International Concrete Abstracts Portal

SP-228CD This CD-ROM of Special Publication 228 contains the papers presented at the Seventh International Symposium on the Utilization of High-Strength/High- Performance Concrete that was held in Washington, D.C., USA, June 20-24, 2005. The symposium continued the success of previous symposia held in Stavanger, Norway, (1987); Berkeley, California (1990); Lillehammer, Norway, (1993); Paris, France, (1996); Sandefjord, Norway, (1999); and Leipzig, Germany, (2002). The symposium brought together engineers and material scientists from around the world to discuss topics ranging from the latest applications to the most recent research on high-strength and high-performance concrete. In the years since the first symposium was held in Stavanger, there has been worldwide growth in the use of both high-strength and high-performance concrete. In addition to more research and applications of traditional types of high-performance concrete, the use of self-consolidating concrete and ultra-high-performance concrete has moved from the laboratory to practical applications. This publication offers the opportunity to learn the latest about these developments.

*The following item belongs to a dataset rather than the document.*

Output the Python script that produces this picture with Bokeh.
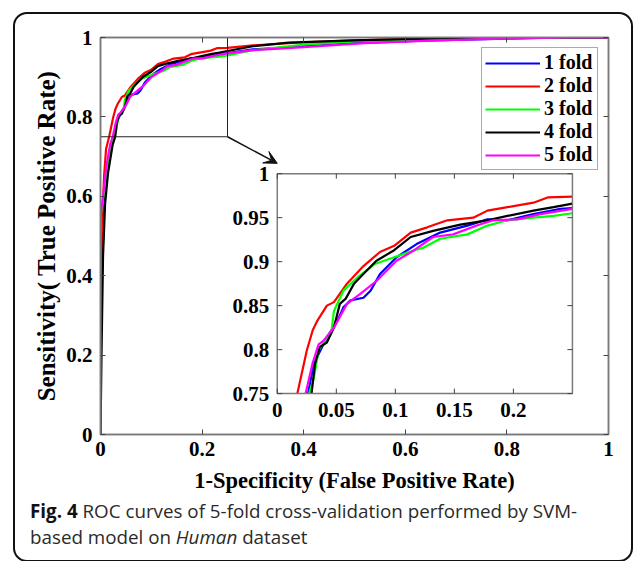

Concrete bridge structures in Canada experience exposure to extreme environmental conditions, such as prolonged low temperatures, frequent freezing and thawing cycles, and, in urban maintenance conditions, extensive use of deicing salts. In addition, windy conditions combined with a very low relative humidity increase the potential for concrete cracking. The intensity of shrinkage of high performance concrete (HPC) is affected not only by the type and duration of the fresh concrete curing but also by high cement content, low water/cementitious materials ratio (w/cm), and the use of silica fume. The amount of unrestrained shrinkage, as identified by laboratory tests, does not always properly characterize the performance of HPC mixes. The restrained shrinkage test in accordance with the provisional AASHTO standard may provide better prediction of early age shrinkage (tendency to crack). In the study described in this paper, the effect of mix parameters and curing regime was researched extensively. The impact of shrinkage reducing admixtures in comparison with moist curing was assessed for cast-in-place concrete and precast concrete. Based on the results of this study, optimum mix design parameters, curing conditions, and w/cm ranges were determined to satisfy both durability and structural performance of HPC.

In this paper, a composite admixture for reducing shrinkage (CARS) was used to make high strength concrete (HSC) with a water-binder ratio of 0.25 for reducing shrinkage. The effectiveness of CARS on reduction of shrinkage was experimentally investigated, and the influence of CARS on the behavior of autogenous shrinkage and drying shrinkage strains in HSC under different curing conditions and replacement dosage of CARS are discussed. Furthermore, mechanical properties such as compressive strength and Young’s modulus of HSC with CARS were experimentally investigated, and compared with those of HSC without CARS. CARS is effective in reducing autogenous and drying shrinkage of HSC. When replacement dosages of CARS were 5% and 8% of the cement content, the autogenous shrinkage strains of concrete could be reduced by 25% and 50%, respectively; the drying shrinkage could be reduced by 22% and 34% when dried at the age of 3 days, and by 10% and 28% while drying started at the age of 7 days. Compressive strength of concrete at the age of 28 days was reduced by 7%-12% due to the addition of CARS, while Young’s modulus was reduced by 10%-15%.

The microstructure of concrete, especially of High Performance Concrete/High Strength Concrete (HPC/HSC), usually shows many microcracks. The aim of this research project is to investigate the reasons for microcracking in HSC, especially the influence of different curing methods. Different specimens were stored at 20 °C/65 % r.h., under water, in a 40 °C furnace and under 40 °C hot wind. Additionally, the HSC was made with and without silica fume to determine the effect on the structure and on the formation of microcracks. Compressive strength of the investigated concretes ranged from 80 - 100 MPa. The main result is, that the wet curing led to a higher number of microcracks in HSC, than the curing at 20 °C/65 % r.h. and also a higher number than the curing method in the furnace or under a hot wind. Additionally, the effects of microcracking on servicability and durability were investigated. The results showed that the number of microcracks did not influence mechanical properties like compressive strength and splitting tensile strength nor water permeability. Specimens with high number of microcracks showed in these tests also higher values of Young´s modulus.

Early-age bridge deck cracking is the single most prevalent distress on bridges reported by all of the state DOTs. Although there have been many studies performed with regard to the cause of early-age deck cracking, the problem still exists. The early-age deck cracking due to restraint thermal stresses can be predicted using the 3-D finite element program DIANA. It simulates hydration of young concrete, shrinkage, and cracks due to the environmental conditions during the construction period and the restraint of the girders and adjacent structural elements. The analysis covers two stages. The first stage covers the construction period before the bridge is opened to traffic. The second stage starts after removing the formwork including just the bridge self-weight. Simulation results including time and crack initiation enable the understanding of cracking mechanism in young concrete as a first step to avoid early-age bridge deck cracking.